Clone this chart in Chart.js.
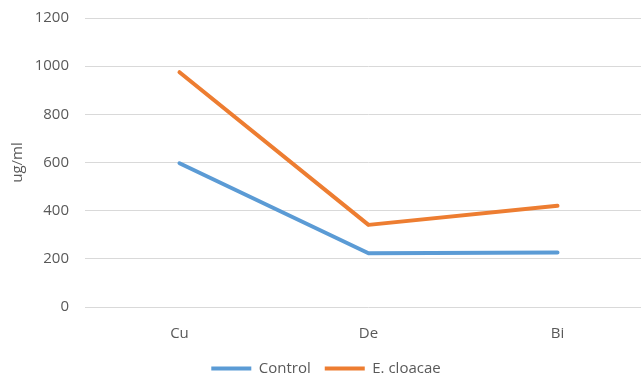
<!DOCTYPE html>
<html>
<head>
<meta charset="utf-8">
<script src="https://cdn.jsdelivr.net/npm/chart.js@4/dist/chart.umd.min.js"></script>
<style>
  html, body { margin: 0; padding: 0; background: #fff; overflow: hidden; }
  #wrap { width: 652px; height: 393px; position: relative; margin-top: -7px; }
</style>
</head>
<body>
<div id="wrap"><canvas id="c"></canvas></div>
<script>
const categories = ['Cu', 'De', 'Bi'];
const controlValues = [597, 223, 226];
const cloacaeValues = [975, 341, 420];
const yTicks = [0, 200, 400, 600, 800, 1000, 1200];

const FONT = "'Open Sans', sans-serif";
const TXT = '#595959';

new Chart(document.getElementById('c'), {
  type: 'line',
  data: {
    labels: categories,
    datasets: [
      { label: 'Control', data: controlValues, borderColor: '#5B9BD5', backgroundColor: '#5B9BD5',
        borderWidth: 4, pointRadius: 0, tension: 0, borderCapStyle: 'round', borderJoinStyle: 'round' },
      { label: 'E. cloacae', data: cloacaeValues, borderColor: '#ED7D31', backgroundColor: '#ED7D31',
        borderWidth: 4, pointRadius: 0, tension: 0, borderCapStyle: 'round', borderJoinStyle: 'round' }
    ]
  },
  options: {
    responsive: true,
    maintainAspectRatio: false,
    animation: false,
    layout: { padding: { top: 12, left: 0, right: 0, bottom: 0 } },
    plugins: {
      tooltip: { enabled: false },
      legend: {
        position: 'bottom',
        labels: {
          font: { family: FONT, size: 15 }, color: TXT,
          boxWidth: 40, boxHeight: 4, padding: 14,
          generateLabels: chart => {
            const items = Chart.defaults.plugins.legend.labels.generateLabels(chart);
            items.forEach(it => { it.lineWidth = 0; });
            return items;
          }
        }
      }
    },
    scales: {
      x: {
        offset: true,
        grid: { display: false, drawTicks: false },
        border: { display: false },
        ticks: { font: { family: FONT, size: 15 }, color: TXT, padding: 18 },
        afterFit: s => { s.height = 40; }
      },
      y: {
        min: 0, max: 1200,
        afterBuildTicks: s => { s.ticks = yTicks.map(v => ({ value: v })); },
        grid: { color: '#D9D9D9', lineWidth: 1, drawTicks: false },
        border: { display: false },
        ticks: { font: { family: FONT, size: 15 }, color: TXT, padding: 16, callback: v => String(v) },
        title: { display: true, text: 'ug/ml', font: { family: FONT, size: 15 }, color: TXT, padding: { top: 9, bottom: 0 } },
        afterFit: s => { s.width = 85; }
      }
    }
  }
});
</script>
</body>
</html>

━━━━━━━━━━━━━━━━

## EXERCISE GOAL
Every line from the start of the listing above through the line with "const TXT = '#595959';" should be repeated exactly; skip the pictures and add nothing else.

## SOLUTION TO THIS EXERCISE
Clone this chart in Chart.js.
<!DOCTYPE html>
<html>
<head>
<meta charset="utf-8">
<script src="https://cdn.jsdelivr.net/npm/chart.js@4/dist/chart.umd.min.js"></script>
<style>
  html, body { margin: 0; padding: 0; background: #fff; overflow: hidden; }
  #wrap { width: 652px; height: 393px; position: relative; margin-top: -7px; }
</style>
</head>
<body>
<div id="wrap"><canvas id="c"></canvas></div>
<script>
const categories = ['Cu', 'De', 'Bi'];
const controlValues = [597, 223, 226];
const cloacaeValues = [975, 341, 420];
const yTicks = [0, 200, 400, 600, 800, 1000, 1200];

const FONT = "'Open Sans', sans-serif";
const TXT = '#595959';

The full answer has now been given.